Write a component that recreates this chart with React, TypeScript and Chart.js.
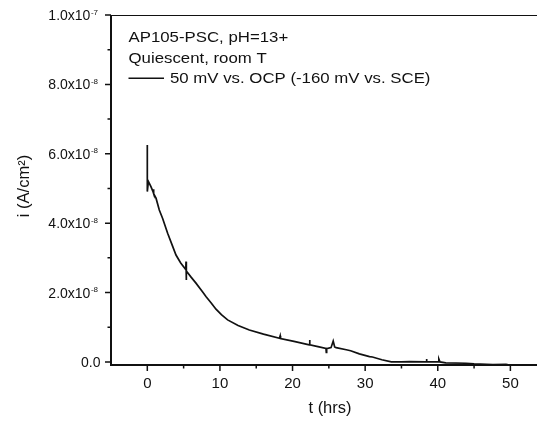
import React, { useEffect, useRef } from 'react';
import { Chart, registerables } from 'chart.js';

Chart.register(...registerables);

// Time (hours) and current density (units of 1e-8 A/cm²)
const timeHours = [
  0.0, 0.0, 0.0, 0.15, 0.5, 0.8, 0.85, 0.9, 1.2, 1.65, 2.1, 2.8, 3.4, 3.95, 4.6, 5.3, 5.33, 5.35, 5.4, 6.0,
  6.7, 7.6, 8.1, 8.8, 9.46, 10.2, 11.06, 12.5, 14.05, 16.0, 18.2, 18.3, 18.35, 20.2, 22.3, 22.35, 22.4, 23.5,
  24.6, 24.65, 24.7, 25.3, 25.6, 25.8, 26.0, 27.4, 28.0, 29.2, 30.6, 31.0, 32.3, 33.6, 35.0, 36.1, 38.4, 38.45,
  38.5, 40.1, 40.15, 40.3, 41.1, 43.9, 45.0, 47.6, 49.4, 49.9,
];
const currentE8 = [
  5.2, 6.25, 4.91, 5.2, 5.05, 4.9, 4.98, 4.85, 4.72, 4.38, 4.14, 3.71, 3.38, 3.08, 2.85, 2.66, 2.89, 2.36, 2.62, 2.45,
  2.27, 2.02, 1.88, 1.7, 1.52, 1.36, 1.21, 1.05, 0.92, 0.8, 0.68, 0.75, 0.67, 0.59, 0.49, 0.63, 0.49, 0.44,
  0.39, 0.27, 0.38, 0.41, 0.6, 0.43, 0.41, 0.35, 0.32, 0.23, 0.15, 0.14, 0.06, 0.0, 0.0, 0.01, 0.0, 0.08,
  0.0, 0.0, 0.08, 0.0, -0.03, -0.04, -0.06, -0.08, -0.07, -0.09,
];

const xMajorTicks = [0, 10, 20, 30, 40, 50, 60];
const xMinorTicks = [5, 15, 25, 35, 45, 55];
const yMajorTicks = [0, 2, 4, 6, 8, 10];
const yMinorTicks = [1, 3, 5, 7, 9];
const yTickMantissa = ['0.0', '2.0x10', '4.0x10', '6.0x10', '8.0x10', '1.0x10'];
const yTickExponent = ['', '-8', '-8', '-8', '-8', '-7'];

const legendLines = ['AP105-PSC, pH=13+', 'Quiescent, room T'];
const seriesLabel = '50 mV vs. OCP (-160 mV vs. SCE)';
const xTitle = 't (hrs)';
const yTitle = 'i (A/cm²)';

const FONT = "'Liberation Sans', Arial, sans-serif";
const INK = '#111';

const decorPlugin = {
  id: 'decor',
  afterDatasetsDraw(chart: any) {
    const ctx: CanvasRenderingContext2D = chart.ctx;
    const { left, right, top, bottom } = chart.chartArea;
    const xs = chart.scales.x;
    const ys = chart.scales.y;
    ctx.save();
    ctx.strokeStyle = INK;
    ctx.fillStyle = INK;

    // top frame line
    ctx.lineWidth = 1;
    ctx.beginPath();
    ctx.moveTo(left, top + 0.5);
    ctx.lineTo(right, top + 0.5);
    ctx.stroke();

    // axes
    ctx.lineWidth = 2;
    ctx.beginPath();
    ctx.moveTo(left, top);
    ctx.lineTo(left, bottom + 1);
    ctx.moveTo(left - 1, bottom);
    ctx.lineTo(right, bottom);
    ctx.stroke();

    // ticks
    ctx.lineWidth = 1.5;
    ctx.beginPath();
    xMajorTicks.forEach((v) => {
      const px = xs.getPixelForValue(v);
      ctx.moveTo(px, bottom);
      ctx.lineTo(px, bottom + 6);
    });
    xMinorTicks.forEach((v) => {
      const px = xs.getPixelForValue(v);
      ctx.moveTo(px, bottom);
      ctx.lineTo(px, bottom + 3.5);
    });
    yMajorTicks.forEach((v) => {
      const py = ys.getPixelForValue(v);
      ctx.moveTo(left, py);
      ctx.lineTo(left - 6, py);
    });
    yMinorTicks.forEach((v) => {
      const py = ys.getPixelForValue(v);
      ctx.moveTo(left, py);
      ctx.lineTo(left - 3.5, py);
    });
    ctx.stroke();

    // x tick labels
    ctx.font = `15px ${FONT}`;
    ctx.textAlign = 'center';
    ctx.textBaseline = 'alphabetic';
    xMajorTicks.forEach((v) => {
      const px = xs.getPixelForValue(v);
      ctx.fillText(String(v), px, 387.5);
    });

    // y tick labels with superscript exponents
    yMajorTicks.forEach((v, i) => {
      const py = ys.getPixelForValue(v);
      const exp = yTickExponent[i];
      ctx.textAlign = 'right';
      let mantRight = 100.5;
      if (exp) {
        ctx.font = `8px ${FONT}`;
        ctx.fillText(exp, 98, py - 0.5);
        mantRight = 98 - ctx.measureText(exp).width - 0.5;
      }
      ctx.font = `14px ${FONT}`;
      ctx.fillText(yTickMantissa[i], mantRight, py + 5);
    });

    // axis titles
    ctx.font = `16.5px ${FONT}`;
    ctx.textAlign = 'center';
    ctx.fillText(xTitle, 330, 413);
    ctx.save();
    ctx.translate(24, 186);
    ctx.rotate(-Math.PI / 2);
    ctx.textBaseline = 'middle';
    ctx.fillText(yTitle, 0, 0);
    ctx.restore();

    // legend / annotation text (slightly widened like the source)
    const drawStretched = (text: string, x: number, y: number) => {
      ctx.save();
      ctx.translate(x, y);
      ctx.scale(1.12, 1);
      ctx.textAlign = 'left';
      ctx.textBaseline = 'alphabetic';
      ctx.font = `15px ${FONT}`;
      ctx.fillText(text, 0, 0);
      ctx.restore();
    };
    drawStretched(legendLines[0], 128.5, 41.7);
    drawStretched(legendLines[1], 128.5, 62.5);
    ctx.lineWidth = 1.5;
    ctx.beginPath();
    ctx.moveTo(128.5, 78.3);
    ctx.lineTo(164, 78.3);
    ctx.stroke();
    drawStretched(seriesLabel, 170, 83.3);

    ctx.restore();
  },
};

export default function App() {
  const canvasRef = useRef<HTMLCanvasElement | null>(null);

  useEffect(() => {
    if (!canvasRef.current) return;
    const points = timeHours.map((t, i) => ({ x: t, y: currentE8[i] }));
    const chart = new Chart(canvasRef.current, {
      type: 'scatter',
      data: {
        datasets: [
          {
            label: seriesLabel,
            data: points,
            showLine: true,
            borderColor: INK,
            backgroundColor: INK,
            borderWidth: 1.7,
            pointRadius: 0,
            tension: 0,
            fill: false,
          } as any,
        ],
      },
      options: {
        responsive: false,
        animation: false,
        devicePixelRatio: 1,
        layout: { padding: { left: 111, top: 15, right: 17, bottom: 58 } },
        plugins: { legend: { display: false }, tooltip: { enabled: false } },
        scales: {
          x: { type: 'linear', display: false, min: -5, max: 60 },
          y: { type: 'linear', display: false, min: -0.09, max: 10 },
        },
      },
      plugins: [decorPlugin],
    });
    return () => chart.destroy();
  }, []);

  return (
    <div
      style={{
        position: 'fixed',
        left: 0,
        top: 0,
        width: 537,
        height: 423,
        overflow: 'hidden',
        background: '#fff',
      }}
    >
      <canvas ref={canvasRef} width={600} height={423} style={{ display: 'block' }} />
    </div>
  );
}
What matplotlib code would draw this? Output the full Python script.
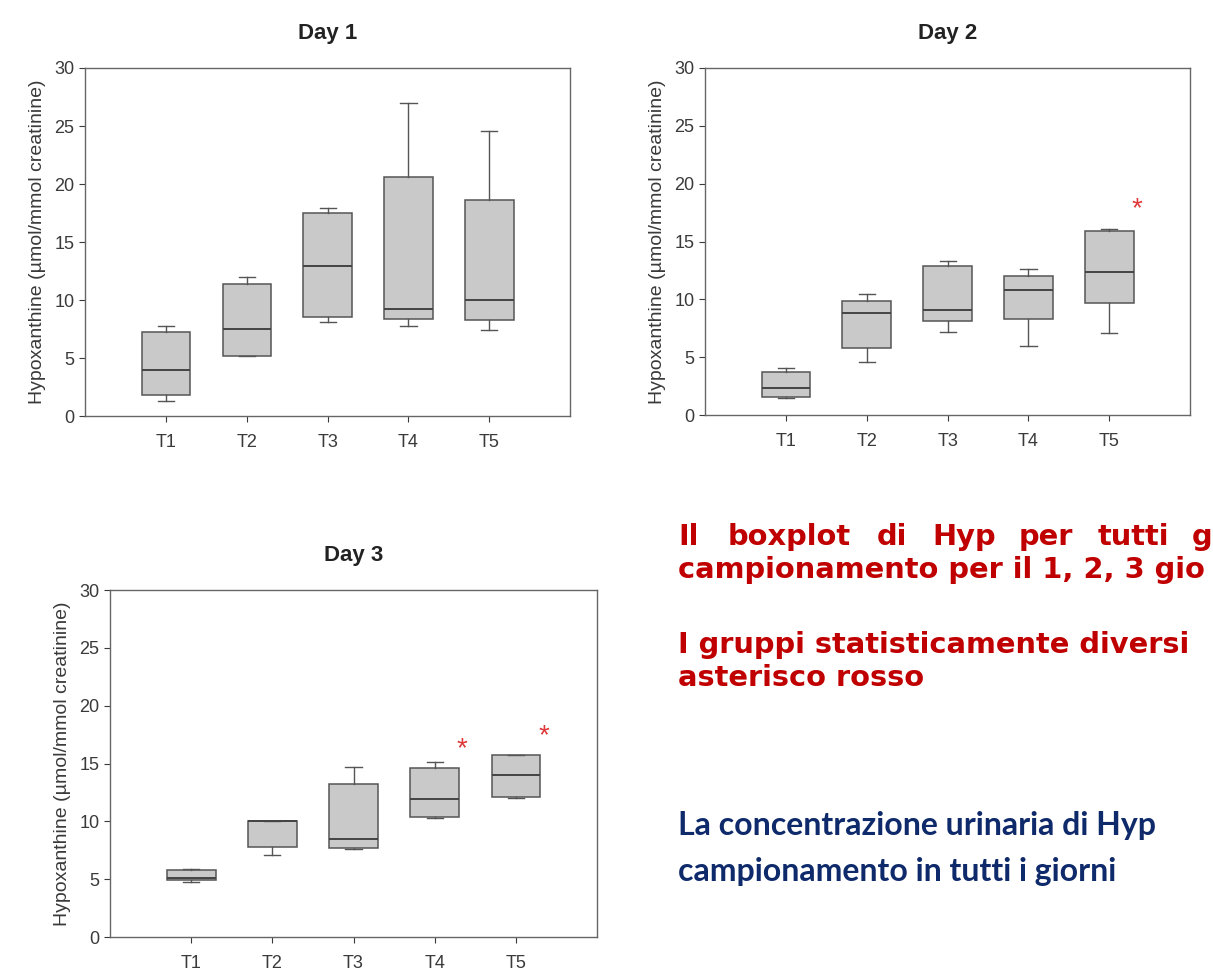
import matplotlib
matplotlib.use("Agg")
import matplotlib.pyplot as plt

# box statistics: whisker low, Q1, median, Q3, whisker high
groups = ["T1", "T2", "T3", "T4", "T5"]

day1_low = [1.3, 5.2, 8.1, 7.8, 7.4]
day1_q1 = [1.8, 5.2, 8.5, 8.4, 8.3]
day1_med = [4.0, 7.5, 12.9, 9.2, 10.0]
day1_q3 = [7.2, 11.4, 17.5, 20.6, 18.6]
day1_high = [7.8, 12.0, 17.9, 27.0, 24.6]

day2_low = [1.5, 4.6, 7.2, 6.0, 7.1]
day2_q1 = [1.6, 5.8, 8.1, 8.3, 9.7]
day2_med = [2.3, 8.8, 9.1, 10.8, 12.4]
day2_q3 = [3.7, 9.9, 12.9, 12.0, 15.9]
day2_high = [4.1, 10.5, 13.3, 12.6, 16.1]

day3_low = [4.8, 7.1, 7.6, 10.3, 12.0]
day3_q1 = [4.9, 7.8, 7.7, 10.4, 12.1]
day3_med = [5.1, 10.0, 8.5, 11.9, 14.0]
day3_q3 = [5.8, 10.0, 13.2, 14.6, 15.7]
day3_high = [5.9, 10.0, 14.7, 15.1, 15.7]

# significant groups (index into groups) and height of the red asterisk
day2_star_idx = [4]
day2_star_y = [17.8]
day3_star_idx = [3, 4]
day3_star_y = [16.2, 17.4]

plt.rcParams['font.family'] = ['Liberation Sans', 'DejaVu Sans']

fig = plt.figure(figsize=(12.13, 9.77), dpi=100)
fig.patch.set_facecolor("white")

box_face = "#c9c9c9"
edge = "#555555"


def draw_panel(rect, title, low, q1, med, q3, high, star_idx=(), star_y=()):
    ax = fig.add_axes(rect)
    stats = []
    for i in range(len(groups)):
        stats.append(dict(whislo=low[i], q1=q1[i], med=med[i], q3=q3[i],
                          whishi=high[i], fliers=[], label=groups[i]))
    ax.bxp(stats, positions=range(1, 6), widths=0.6, capwidths=0.2,
           patch_artist=True, showfliers=False,
           boxprops=dict(facecolor=box_face, edgecolor=edge, linewidth=1.1),
           medianprops=dict(color="#444444", linewidth=1.4),
           whiskerprops=dict(color=edge, linewidth=1.0),
           capprops=dict(color=edge, linewidth=1.0))
    for i, y in zip(star_idx, star_y):
        ax.text(i + 1 + 0.34, y, "*", color="#e0383a", fontsize=20,
                ha="center", va="center")
    ax.set_xlim(0, 6)
    ax.set_ylim(0, 30)
    ax.set_yticks(range(0, 31, 5))
    ax.set_xticks(range(1, 6))
    ax.set_xticklabels(groups)
    ax.tick_params(colors="#3a3a3a", labelsize=13, length=4, width=0.8)
    ax.tick_params(axis="x", pad=9)
    for s in ax.spines.values():
        s.set_color("#666666")
        s.set_linewidth(1.0)
    ax.set_ylabel("Hypoxanthine (\u00b5mol/mmol creatinine)", fontsize=14,
                  color="#3a3a3a", labelpad=6)
    ax.set_title(title, fontsize=16, fontweight="bold", color="#222222", pad=21)
    return ax


draw_panel([0.0701, 0.5742, 0.400, 0.3562], "Day 1",
           day1_low, day1_q1, day1_med, day1_q3, day1_high)
draw_panel([0.5812, 0.5752, 0.400, 0.3552], "Day 2",
           day2_low, day2_q1, day2_med, day2_q3, day2_high,
           day2_star_idx, day2_star_y)
draw_panel([0.0907, 0.0409, 0.4015, 0.3552], "Day 3",
           day3_low, day3_q1, day3_med, day3_q3, day3_high,
           day3_star_idx, day3_star_y)

# slide text on the right, as much of it as shows in the original
red = "#c00000"
blue = "#0f2a6b"
red_kw = dict(color=red, fontsize=20.8, fontweight="bold",
              family="DejaVu Sans", va="center")
blue_kw = dict(color=blue, fontsize=23, fontweight="bold",
               family="Lato", va="center")

line1_words = ["Il", "boxplot", "di", "Hyp", "per", "tutti", "g"]
line1_x = [678, 728, 877, 932, 1019, 1098, 1192]
for w, x in zip(line1_words, line1_x):
    fig.text(x / 1213, 1 - 537 / 977, w, **red_kw)
fig.text(678 / 1213, 1 - 570 / 977, "campionamento per il 1, 2, 3 gio", **red_kw)
fig.text(678 / 1213, 1 - 645 / 977, "I gruppi statisticamente diversi", **red_kw)
fig.text(678 / 1213, 1 - 678 / 977, "asterisco rosso", **red_kw)
fig.text(678 / 1213, 1 - 825 / 977, "La concentrazione urinaria di Hyp", **blue_kw)
fig.text(678 / 1213, 1 - 872 / 977, "campionamento in tutti i giorni", **blue_kw)

fig.savefig("out.png", dpi=100)
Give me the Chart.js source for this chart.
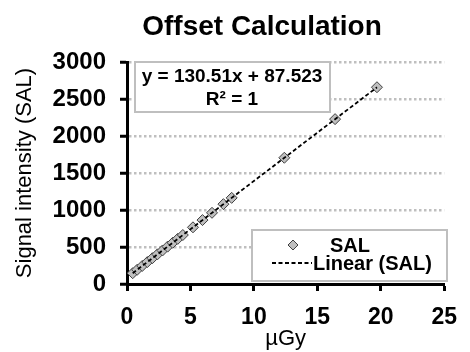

Exercise directions: Everything from the first line of the listing above through the line that contains "Chart.register(...registerables);" is to be restated word for word, minus the pictures.

Response to this exercise:
Write a component that recreates this chart with React, TypeScript and Chart.js.
import React, { useEffect, useRef } from 'react';
import { Chart, registerables } from 'chart.js';

Chart.register(...registerables);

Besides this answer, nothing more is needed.